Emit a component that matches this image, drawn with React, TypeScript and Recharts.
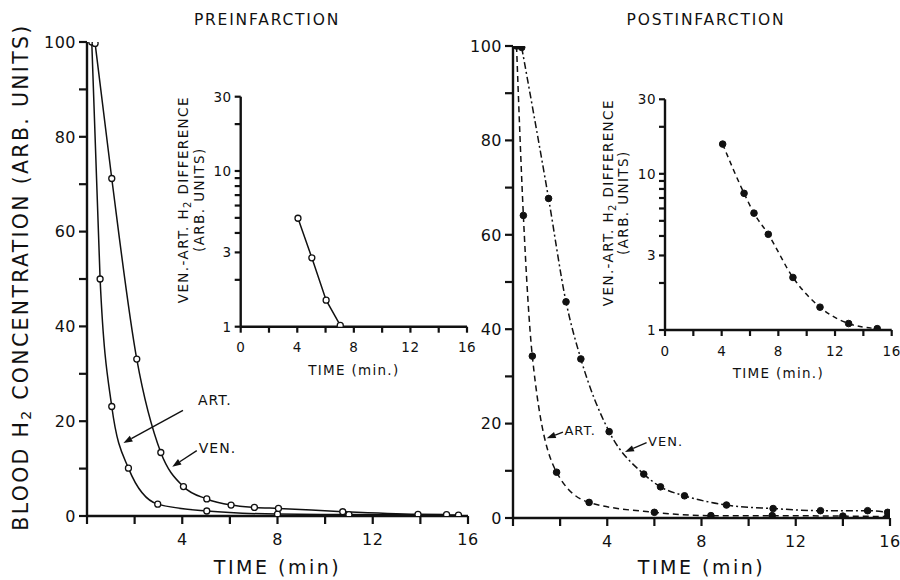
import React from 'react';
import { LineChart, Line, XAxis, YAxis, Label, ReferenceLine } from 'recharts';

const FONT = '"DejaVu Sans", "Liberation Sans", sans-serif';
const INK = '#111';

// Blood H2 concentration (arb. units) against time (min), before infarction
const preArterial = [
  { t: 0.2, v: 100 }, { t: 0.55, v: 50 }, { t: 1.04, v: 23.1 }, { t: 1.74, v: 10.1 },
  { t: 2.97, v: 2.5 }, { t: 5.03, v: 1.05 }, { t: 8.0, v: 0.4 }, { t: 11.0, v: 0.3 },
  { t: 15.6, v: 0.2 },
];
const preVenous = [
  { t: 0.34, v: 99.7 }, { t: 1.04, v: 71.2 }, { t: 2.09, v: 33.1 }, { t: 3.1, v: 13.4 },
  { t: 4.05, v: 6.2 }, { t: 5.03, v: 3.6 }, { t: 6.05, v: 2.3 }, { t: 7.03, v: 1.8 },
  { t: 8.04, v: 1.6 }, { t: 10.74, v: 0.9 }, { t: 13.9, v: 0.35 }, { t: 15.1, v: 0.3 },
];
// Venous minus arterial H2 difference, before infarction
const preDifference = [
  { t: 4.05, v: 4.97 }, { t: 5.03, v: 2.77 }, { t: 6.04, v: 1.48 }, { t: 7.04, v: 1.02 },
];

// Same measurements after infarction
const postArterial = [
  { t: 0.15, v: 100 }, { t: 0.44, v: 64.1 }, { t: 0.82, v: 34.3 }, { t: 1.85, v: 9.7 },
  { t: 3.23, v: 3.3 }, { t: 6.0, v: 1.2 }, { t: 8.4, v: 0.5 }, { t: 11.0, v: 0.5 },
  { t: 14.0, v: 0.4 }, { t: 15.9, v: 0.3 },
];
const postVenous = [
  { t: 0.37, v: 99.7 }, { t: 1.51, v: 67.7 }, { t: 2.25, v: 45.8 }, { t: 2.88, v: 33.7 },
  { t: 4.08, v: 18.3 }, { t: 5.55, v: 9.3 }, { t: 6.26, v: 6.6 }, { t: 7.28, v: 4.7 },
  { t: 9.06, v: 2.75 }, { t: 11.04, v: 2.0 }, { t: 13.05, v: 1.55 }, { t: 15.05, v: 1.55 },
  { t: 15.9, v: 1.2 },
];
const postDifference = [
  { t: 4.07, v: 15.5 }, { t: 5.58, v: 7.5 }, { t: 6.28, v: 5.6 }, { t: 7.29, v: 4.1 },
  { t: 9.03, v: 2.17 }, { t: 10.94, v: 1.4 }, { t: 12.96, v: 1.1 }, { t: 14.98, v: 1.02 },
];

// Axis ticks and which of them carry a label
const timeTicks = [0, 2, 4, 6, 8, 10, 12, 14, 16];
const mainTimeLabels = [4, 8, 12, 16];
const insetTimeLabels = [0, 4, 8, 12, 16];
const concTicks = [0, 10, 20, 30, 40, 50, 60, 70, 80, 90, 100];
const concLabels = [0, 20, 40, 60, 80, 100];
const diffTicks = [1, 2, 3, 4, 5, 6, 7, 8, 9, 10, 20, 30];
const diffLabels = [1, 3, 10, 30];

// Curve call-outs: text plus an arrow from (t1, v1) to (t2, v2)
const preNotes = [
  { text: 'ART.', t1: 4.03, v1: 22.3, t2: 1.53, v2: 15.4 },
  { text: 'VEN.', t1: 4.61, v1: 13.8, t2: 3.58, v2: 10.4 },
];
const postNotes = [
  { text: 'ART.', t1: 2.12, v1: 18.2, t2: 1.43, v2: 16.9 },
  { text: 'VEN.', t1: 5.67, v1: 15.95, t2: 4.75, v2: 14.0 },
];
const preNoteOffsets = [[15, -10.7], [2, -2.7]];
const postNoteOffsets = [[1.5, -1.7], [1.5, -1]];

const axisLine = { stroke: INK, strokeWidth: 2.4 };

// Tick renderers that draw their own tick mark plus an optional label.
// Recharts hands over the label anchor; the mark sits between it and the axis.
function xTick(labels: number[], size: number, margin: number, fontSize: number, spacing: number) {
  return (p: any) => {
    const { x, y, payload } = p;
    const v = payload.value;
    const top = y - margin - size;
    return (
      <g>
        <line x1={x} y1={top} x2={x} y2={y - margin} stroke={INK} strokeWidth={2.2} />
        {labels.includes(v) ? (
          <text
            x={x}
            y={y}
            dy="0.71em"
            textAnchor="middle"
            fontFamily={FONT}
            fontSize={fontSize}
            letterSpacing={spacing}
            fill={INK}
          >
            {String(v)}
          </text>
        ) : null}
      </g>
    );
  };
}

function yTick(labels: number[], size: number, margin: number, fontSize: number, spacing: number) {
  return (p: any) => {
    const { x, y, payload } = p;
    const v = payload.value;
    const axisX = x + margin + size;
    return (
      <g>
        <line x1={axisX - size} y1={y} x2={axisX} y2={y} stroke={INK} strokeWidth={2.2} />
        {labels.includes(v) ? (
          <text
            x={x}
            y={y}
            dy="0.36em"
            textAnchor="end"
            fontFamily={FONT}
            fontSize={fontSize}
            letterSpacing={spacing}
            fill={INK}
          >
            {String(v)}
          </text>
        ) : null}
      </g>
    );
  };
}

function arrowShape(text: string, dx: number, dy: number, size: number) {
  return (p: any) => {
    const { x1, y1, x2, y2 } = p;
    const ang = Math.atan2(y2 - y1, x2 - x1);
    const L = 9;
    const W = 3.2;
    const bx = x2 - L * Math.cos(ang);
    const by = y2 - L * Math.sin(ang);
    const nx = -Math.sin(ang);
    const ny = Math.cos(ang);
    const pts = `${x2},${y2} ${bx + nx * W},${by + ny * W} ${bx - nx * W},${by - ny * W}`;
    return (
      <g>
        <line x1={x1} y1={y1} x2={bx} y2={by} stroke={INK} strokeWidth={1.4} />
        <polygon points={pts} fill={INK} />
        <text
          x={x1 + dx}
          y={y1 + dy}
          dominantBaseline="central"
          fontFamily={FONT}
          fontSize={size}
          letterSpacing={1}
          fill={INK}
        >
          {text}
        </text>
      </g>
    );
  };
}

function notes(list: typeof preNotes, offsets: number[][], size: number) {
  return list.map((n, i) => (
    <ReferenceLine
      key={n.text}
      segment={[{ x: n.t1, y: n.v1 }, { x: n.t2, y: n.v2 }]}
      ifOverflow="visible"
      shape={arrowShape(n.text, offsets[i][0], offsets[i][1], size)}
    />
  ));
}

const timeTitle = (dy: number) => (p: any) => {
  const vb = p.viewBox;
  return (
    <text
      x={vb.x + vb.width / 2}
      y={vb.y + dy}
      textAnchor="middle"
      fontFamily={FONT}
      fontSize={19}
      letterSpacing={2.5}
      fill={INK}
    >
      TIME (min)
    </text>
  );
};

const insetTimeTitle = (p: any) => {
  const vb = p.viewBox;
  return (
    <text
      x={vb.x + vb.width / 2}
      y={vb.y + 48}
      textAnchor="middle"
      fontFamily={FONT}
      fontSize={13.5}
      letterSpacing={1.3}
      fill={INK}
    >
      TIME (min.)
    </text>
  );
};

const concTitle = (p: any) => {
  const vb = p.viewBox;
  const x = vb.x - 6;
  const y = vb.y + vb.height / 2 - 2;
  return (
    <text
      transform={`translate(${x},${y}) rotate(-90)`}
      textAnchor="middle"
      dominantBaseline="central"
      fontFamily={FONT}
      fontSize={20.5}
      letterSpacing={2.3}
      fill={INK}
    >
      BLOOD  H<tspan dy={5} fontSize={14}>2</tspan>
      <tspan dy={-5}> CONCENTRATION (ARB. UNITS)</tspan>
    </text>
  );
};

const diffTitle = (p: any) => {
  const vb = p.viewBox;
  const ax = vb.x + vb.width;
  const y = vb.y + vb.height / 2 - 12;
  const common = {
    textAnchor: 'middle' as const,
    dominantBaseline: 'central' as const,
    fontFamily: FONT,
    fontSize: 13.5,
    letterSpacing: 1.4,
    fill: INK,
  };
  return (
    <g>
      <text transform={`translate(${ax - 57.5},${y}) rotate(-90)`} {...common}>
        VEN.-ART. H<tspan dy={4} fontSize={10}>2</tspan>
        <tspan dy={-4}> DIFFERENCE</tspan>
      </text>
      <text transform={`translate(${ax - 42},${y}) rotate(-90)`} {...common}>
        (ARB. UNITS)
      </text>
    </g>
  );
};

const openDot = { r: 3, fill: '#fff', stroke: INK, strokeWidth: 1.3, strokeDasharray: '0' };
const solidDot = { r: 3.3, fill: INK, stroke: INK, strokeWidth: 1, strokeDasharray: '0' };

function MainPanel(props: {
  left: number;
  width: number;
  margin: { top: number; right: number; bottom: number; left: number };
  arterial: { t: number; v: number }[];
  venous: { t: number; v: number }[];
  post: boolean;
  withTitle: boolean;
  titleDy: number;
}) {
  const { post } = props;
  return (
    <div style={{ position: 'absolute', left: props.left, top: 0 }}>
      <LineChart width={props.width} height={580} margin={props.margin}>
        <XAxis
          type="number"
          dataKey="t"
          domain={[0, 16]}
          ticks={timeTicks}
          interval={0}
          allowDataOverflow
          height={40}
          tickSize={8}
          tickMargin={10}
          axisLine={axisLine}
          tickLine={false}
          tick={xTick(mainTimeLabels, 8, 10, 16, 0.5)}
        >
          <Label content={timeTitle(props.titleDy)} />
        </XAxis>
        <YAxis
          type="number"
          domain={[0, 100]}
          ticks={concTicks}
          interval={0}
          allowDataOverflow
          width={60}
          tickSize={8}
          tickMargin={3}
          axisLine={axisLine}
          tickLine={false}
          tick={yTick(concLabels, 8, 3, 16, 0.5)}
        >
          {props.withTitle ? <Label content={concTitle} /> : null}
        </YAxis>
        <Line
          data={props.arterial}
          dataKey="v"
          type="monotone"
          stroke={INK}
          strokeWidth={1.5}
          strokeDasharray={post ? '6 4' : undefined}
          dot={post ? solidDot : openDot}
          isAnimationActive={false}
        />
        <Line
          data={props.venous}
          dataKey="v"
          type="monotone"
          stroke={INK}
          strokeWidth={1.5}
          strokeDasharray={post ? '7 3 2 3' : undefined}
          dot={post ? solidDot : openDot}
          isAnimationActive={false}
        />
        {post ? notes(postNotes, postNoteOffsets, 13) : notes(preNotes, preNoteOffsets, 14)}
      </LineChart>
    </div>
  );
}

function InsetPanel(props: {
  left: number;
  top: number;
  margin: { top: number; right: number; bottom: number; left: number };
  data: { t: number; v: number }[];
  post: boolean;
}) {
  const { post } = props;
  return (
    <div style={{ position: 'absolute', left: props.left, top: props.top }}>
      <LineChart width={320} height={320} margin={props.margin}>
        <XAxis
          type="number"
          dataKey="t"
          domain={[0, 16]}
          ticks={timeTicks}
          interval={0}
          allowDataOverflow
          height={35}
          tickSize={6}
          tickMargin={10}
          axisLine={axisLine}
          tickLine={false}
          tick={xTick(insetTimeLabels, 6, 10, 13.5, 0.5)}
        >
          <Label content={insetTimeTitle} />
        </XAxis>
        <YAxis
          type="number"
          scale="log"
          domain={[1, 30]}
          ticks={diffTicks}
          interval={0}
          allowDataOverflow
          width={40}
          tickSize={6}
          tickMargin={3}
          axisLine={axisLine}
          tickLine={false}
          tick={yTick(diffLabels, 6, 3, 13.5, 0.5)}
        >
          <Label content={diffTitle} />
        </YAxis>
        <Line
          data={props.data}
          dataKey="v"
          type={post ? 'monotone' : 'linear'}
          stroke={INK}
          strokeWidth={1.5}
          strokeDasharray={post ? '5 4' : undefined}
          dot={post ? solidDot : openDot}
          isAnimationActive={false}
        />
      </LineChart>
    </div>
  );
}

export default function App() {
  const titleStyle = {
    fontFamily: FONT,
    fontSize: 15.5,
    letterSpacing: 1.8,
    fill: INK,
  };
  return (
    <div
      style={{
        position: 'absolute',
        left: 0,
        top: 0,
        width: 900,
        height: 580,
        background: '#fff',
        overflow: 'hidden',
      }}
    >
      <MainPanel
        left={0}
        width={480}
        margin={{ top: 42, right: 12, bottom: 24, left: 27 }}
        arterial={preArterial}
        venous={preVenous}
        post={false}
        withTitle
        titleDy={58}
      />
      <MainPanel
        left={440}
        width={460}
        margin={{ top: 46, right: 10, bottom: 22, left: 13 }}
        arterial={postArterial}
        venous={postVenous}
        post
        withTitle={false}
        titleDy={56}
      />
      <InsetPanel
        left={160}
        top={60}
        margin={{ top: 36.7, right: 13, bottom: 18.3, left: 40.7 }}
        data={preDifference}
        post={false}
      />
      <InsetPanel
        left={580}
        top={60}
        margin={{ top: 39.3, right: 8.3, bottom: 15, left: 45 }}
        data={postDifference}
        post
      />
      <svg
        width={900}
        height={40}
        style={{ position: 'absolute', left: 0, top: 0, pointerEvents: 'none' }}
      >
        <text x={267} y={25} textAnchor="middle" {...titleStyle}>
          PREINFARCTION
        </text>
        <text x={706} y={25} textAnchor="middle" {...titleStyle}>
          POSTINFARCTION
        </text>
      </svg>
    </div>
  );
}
○ ○ ○
**TASK GOAL**
Return nothing but the lines running from the start of the data to the line with "const INK = '#111';", please, both ends included and no pictures.

**RESPONSE TO THE TASK**
Emit a component that matches this image, drawn with React, TypeScript and Recharts.
import React from 'react';
import { LineChart, Line, XAxis, YAxis, Label, ReferenceLine } from 'recharts';

const FONT = '"DejaVu Sans", "Liberation Sans", sans-serif';
const INK = '#111';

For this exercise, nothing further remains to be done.